WARREN Report: Officers are going too far



A hearing will determine if the officers should face disciplinary charges.
By PEGGY SINKOVICH
VINDICATOR TRUMBULL STAFF
WARREN -- Two city police officers will be taken off the streets after an internal investigation concluded they were performing unwarranted searches on people stopped for traffic violations.
Officers Ed Hetmanski and Joseph Kistler will be given assignments inside the police department, said Police Chief John Mandopoulos. "They will be working in here until the completion of this."
He noted that a hearing will soon be held to determine if the officers should face disciplinary charges.
According to the internal investigation conducted by Lt. Joseph Marhulik and reviewed by Greg Hicks, city law director, the officers violated Willie Summerlin's constitutional rights when they searched him and his vehicle during a traffic stop Dec. 30.
Complaint
Summerlin, of Second Street Southwest, filed a complaint with the department stating that when police stopped him and accused him of going through a red light, they subjected him to a pat-down search in which they went through his pockets and grabbed his crotch.
He noted that officers also placed him in the back seat of a cruiser while they searched his vehicle.
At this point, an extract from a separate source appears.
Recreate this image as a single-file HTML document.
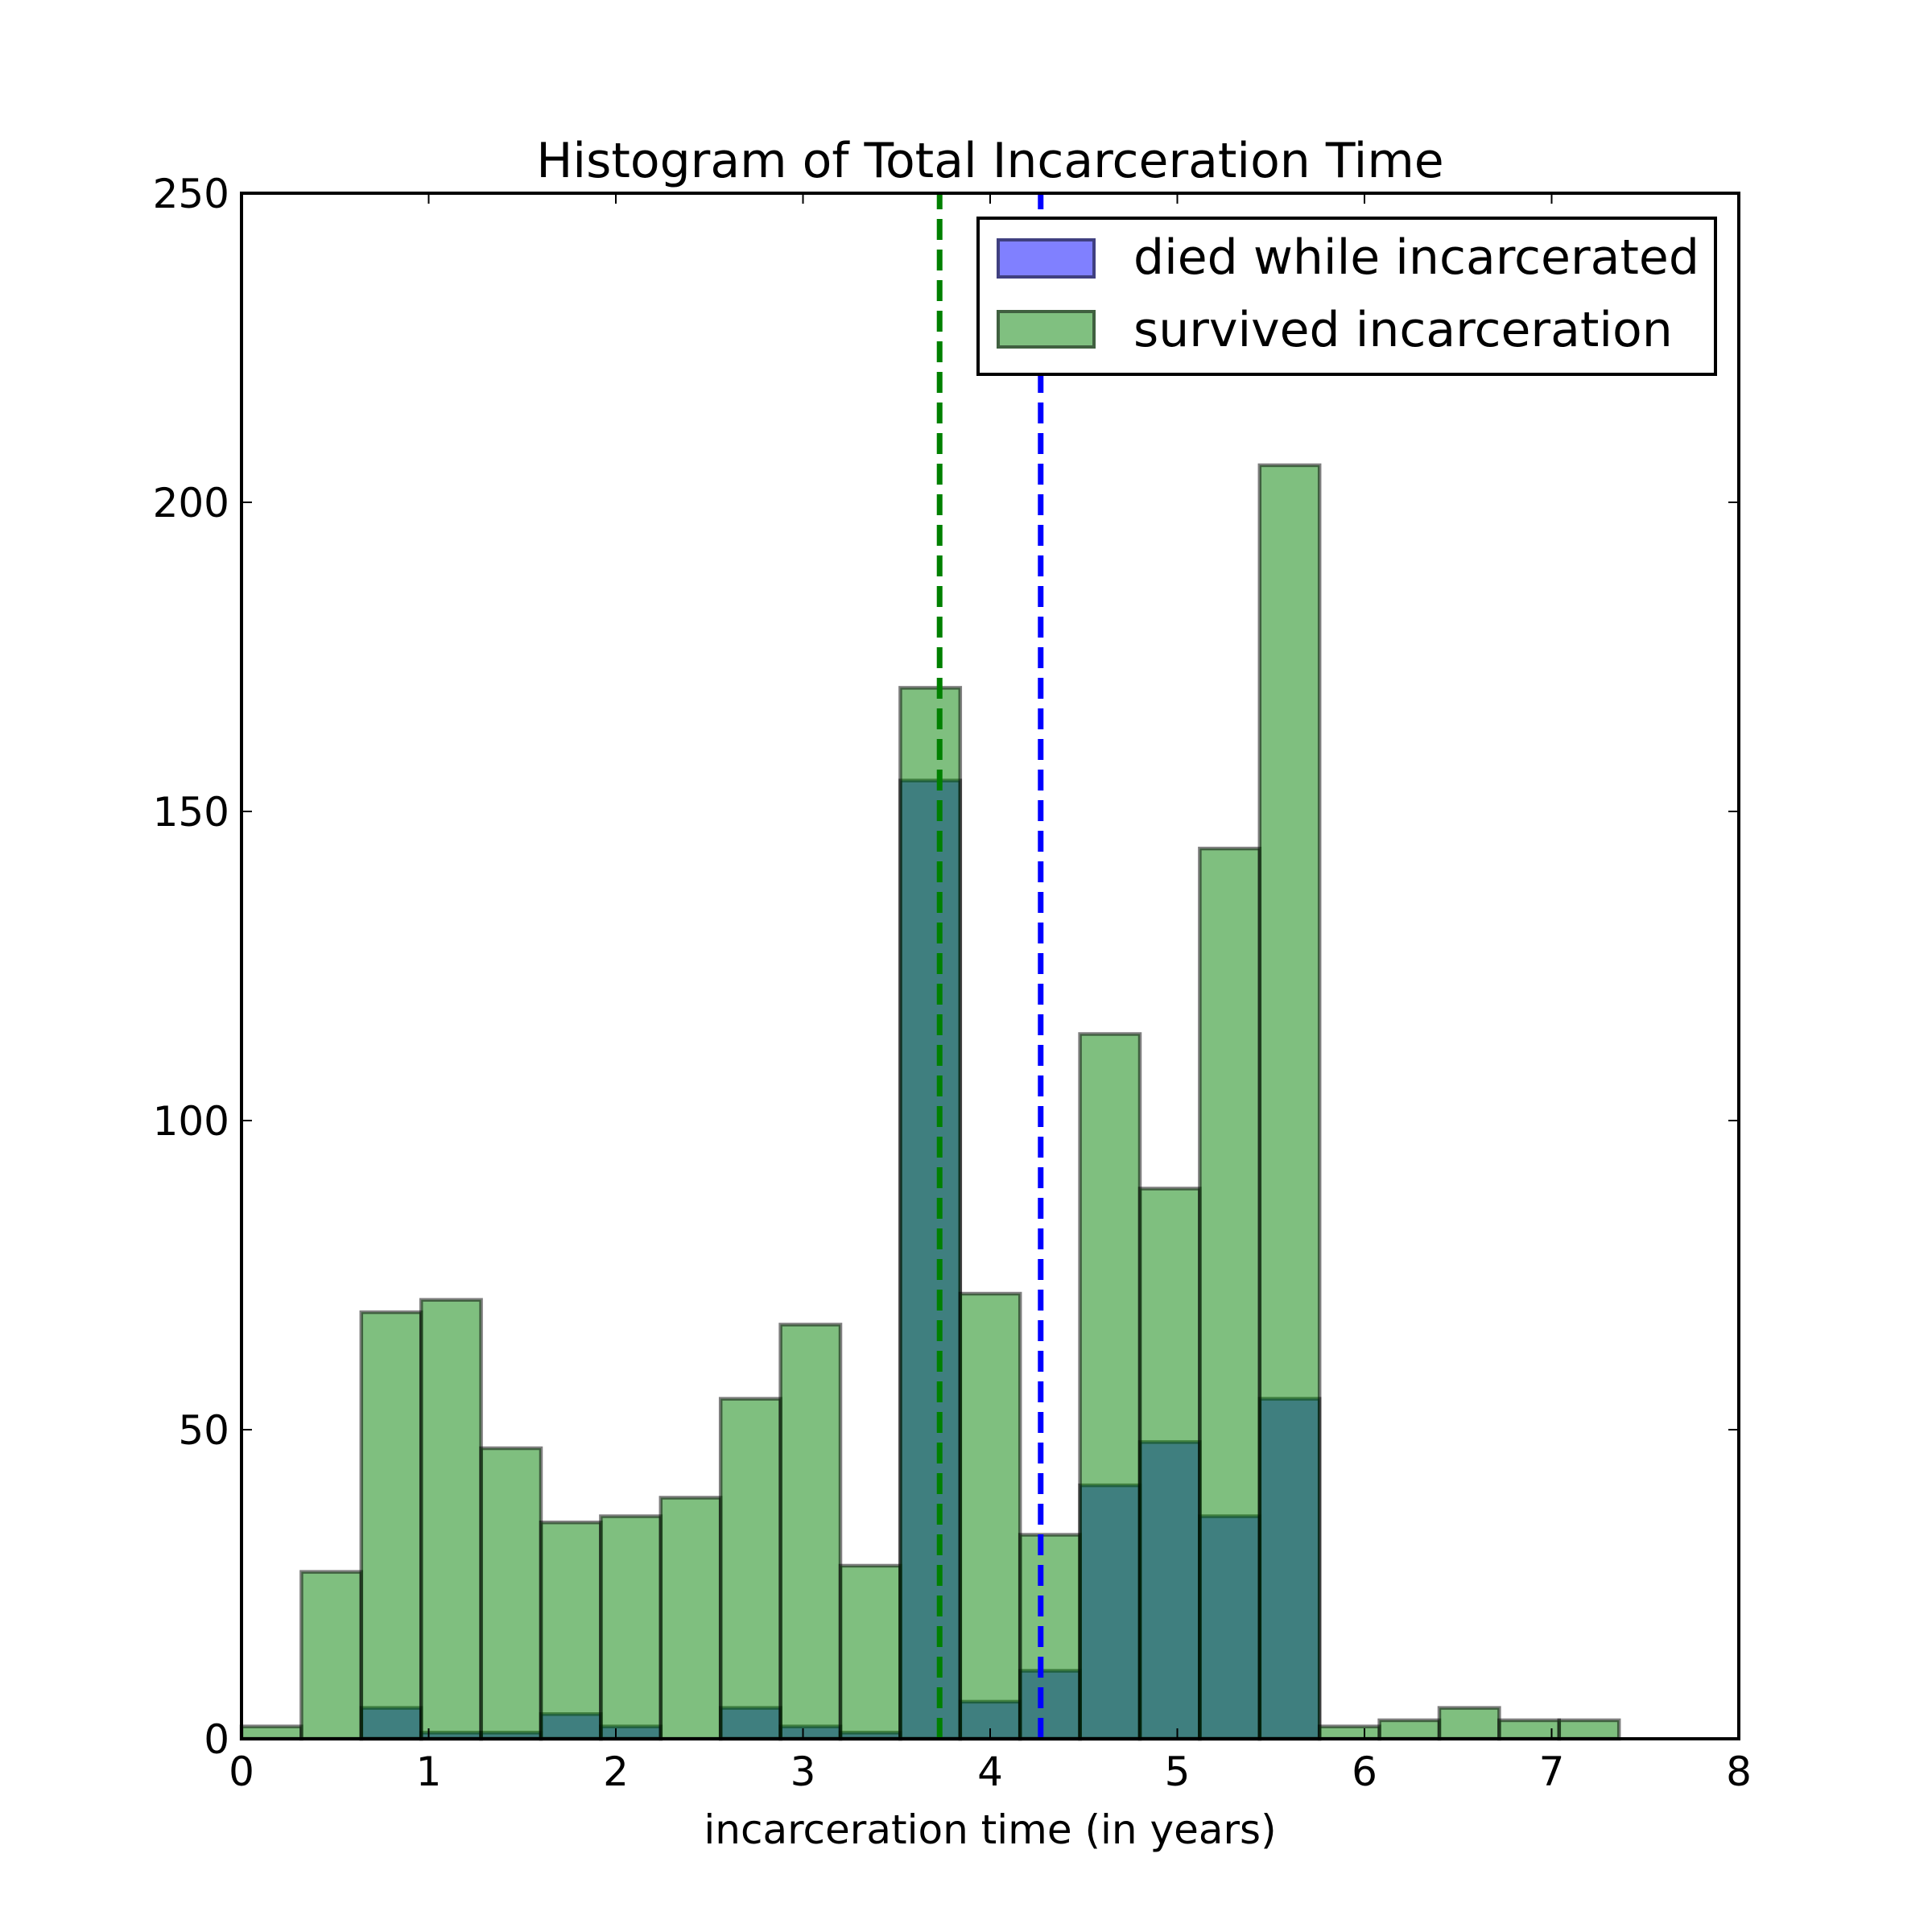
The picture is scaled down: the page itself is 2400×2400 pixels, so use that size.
<!DOCTYPE html>
<html><head><meta charset="utf-8"><style>
html,body{margin:0;padding:0;background:#fff;width:2400px;height:2400px;overflow:hidden}
text{font-family:"DejaVu Sans","Liberation Sans",sans-serif;fill:#000}
</style></head><body>
<svg id="chart" width="2400" height="2400" viewBox="0 0 2400 2400" xmlns="http://www.w3.org/2000/svg">
<rect width="2400" height="2400" fill="#fff"/>
<g id="bars"></g>
<g id="lines"></g>
<g id="axes"></g>
<text x="1230" y="220" font-size="60" text-anchor="middle">Histogram of Total Incarceration Time</text>
<text x="1230" y="2290" font-size="50" text-anchor="middle">incarceration time (in years)</text>
<g>
<rect x="1215" y="271" width="916" height="194" fill="#fff" stroke="#000" stroke-width="4"/>
<rect x="1240" y="298" width="119" height="46" fill="#8080ff" stroke="#404080" stroke-width="4"/>
<text x="1408" y="340" font-size="60">died while incarcerated</text>
<rect x="1240" y="387" width="119" height="44" fill="#80c080" stroke="#406040" stroke-width="4"/>
<text x="1408" y="430" font-size="60">survived incarceration</text>
</g>
</svg>
<script>
const binEdgesStart = 0;
const binWidth = 0.32;
const diedCounts = [0,0,5,1,1,4,2,0,5,2,1,155,6,11,41,48,36,55];
const survivedCounts = [2,27,69,71,47,35,36,39,55,67,28,170,72,33,114,89,144,206,2,3,5,3,3];
const meanLines = [3.73, 4.27];
const meanColors = ['#008000','#0000ff'];
const xTicks = [0,1,2,3,4,5,6,7,8];
const yTicks = [0,50,100,150,200,250];

const L=300,R=2160,T=240,B=2160;
const xs=v=>L+(v-0)/8*(R-L);
const ys=v=>B-v/250*(B-T);
const NS='http://www.w3.org/2000/svg';
function mk(tag,attrs,parent){const e=document.createElementNS(NS,tag);for(const k in attrs)e.setAttribute(k,attrs[k]);parent.appendChild(e);return e;}
const bars=document.getElementById('bars');
diedCounts.forEach((c,i)=>{
  if(c<=0)return;
  const x0=xs(binEdgesStart+i*binWidth),x1=xs(binEdgesStart+(i+1)*binWidth);
  const r=mk('rect',{x:x0,y:ys(c),width:x1-x0,height:B-ys(c),fill:'#0000ff','fill-opacity':0.5,stroke:'#000','stroke-opacity':0.5,'stroke-width':4.5},bars);
  
  
});
survivedCounts.forEach((c,i)=>{
  const x0=xs(binEdgesStart+i*binWidth),x1=xs(binEdgesStart+(i+1)*binWidth);
  const r=mk('rect',{x:x0,y:ys(c),width:x1-x0,height:B-ys(c),fill:'#008000','fill-opacity':0.5,stroke:'#000','stroke-opacity':0.5,'stroke-width':4.5},bars);
  
  
});
const lines=document.getElementById('lines');
meanLines.forEach((m,i)=>{
  const l=mk('line',{x1:xs(m),x2:xs(m),y1:ys(0),y2:ys(250),stroke:meanColors[i],'stroke-width':7,'stroke-dasharray':'26,12'},lines);
  
  
});
const ax=document.getElementById('axes');
const frame=mk('rect',{x:L,y:T,width:R-L,height:B-T,fill:'none',stroke:'#000','stroke-width':4},ax);


xTicks.forEach(t=>{
  const x=xs(t);
  mk('line',{x1:x,x2:x,y1:B,y2:B-13,stroke:'#000','stroke-width':2},ax);
  mk('line',{x1:x,x2:x,y1:T,y2:T+13,stroke:'#000','stroke-width':2},ax);
  const tx=mk('text',{x:x,y:B+58,'font-size':50,'text-anchor':'middle'},ax);
  tx.textContent=t;
  
  
});
yTicks.forEach(t=>{
  const y=ys(t);
  mk('line',{x1:L,x2:L+13,y1:y,y2:y,stroke:'#000','stroke-width':2},ax);
  mk('line',{x1:R,x2:R-13,y1:y,y2:y,stroke:'#000','stroke-width':2},ax);
  const tx=mk('text',{x:L-15,y:y+18,'font-size':50,'text-anchor':'end'},ax);
  tx.textContent=t;
  
  
});
</script>
</body></html>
"In the law director's opinion the officers went beyond the scope of searches," Marhulik's report states. Both Hicks and Jim Sanders, an assistant law director, "agreed there are problems with the officers' search of the person and the vehicle. The officers went beyond the guidelines of the law for a traffic violation. Greg [Hicks] believes that there is a violation of the constitution."
The officers could not be reached to comment.
Response
"I'm just so happy that the internal investigator found that what the officers did to me was wrong," Summerlin said Friday. "I felt so violated by this."
According to written statements submitted as part of the internal investigation, both officers said they began following Summerlin's vehicle after they saw it stopped on Front Street Southwest. Summerlin said the person he was talking to on Front Street was a man he knew from his work in a steel mill.
"This area is commonly known and proven to be a neighborhood of high drug activity," Kistler's statement reads.
The officers stated they followed the car and noticed that the driver went through the red light of Tod and West Market Southwest. They noted that they briefly lost sight of the vehicle but saw it again on the corner of Iowa and McMyler Northwest.
Stopped
The officers said when they stopped Summerlin's car on Iowa, Summerlin appeared to be "very angry." They said they thought he may have been concealing a weapon because Summerlin was moving in his seat when officers approached his vehicle.
The officers' statement also said that people who lived in the home where the traffic stop was conducted began yelling at officers.
"In an attempt to control the situation, the driver was placed in the patrol vehicle," Kistler's statement reads.
Marhulik, however, questions the police officers' motives in his report.
"If the situation was that hostile, why did not one of the officers search the vehicle and the other remain alert and watch the driver and the three other people," the report states. "Were the officers that unsafe, or did they only describe the situation that way?"
The report also states that reviews done on other traffic stops performed later Dec. 30 by Kistler and Hetmanski showed that additional illegal searches may have been conducted.
"Also upon reviewing the tape, I feel the officers are conducting illegal searches of person[s]," Marhulik's report states. "The majority involves pat downs and searches. I believe the officers are going way beyond the scope of the pat down. The officers are doing searches possibly without legal authority."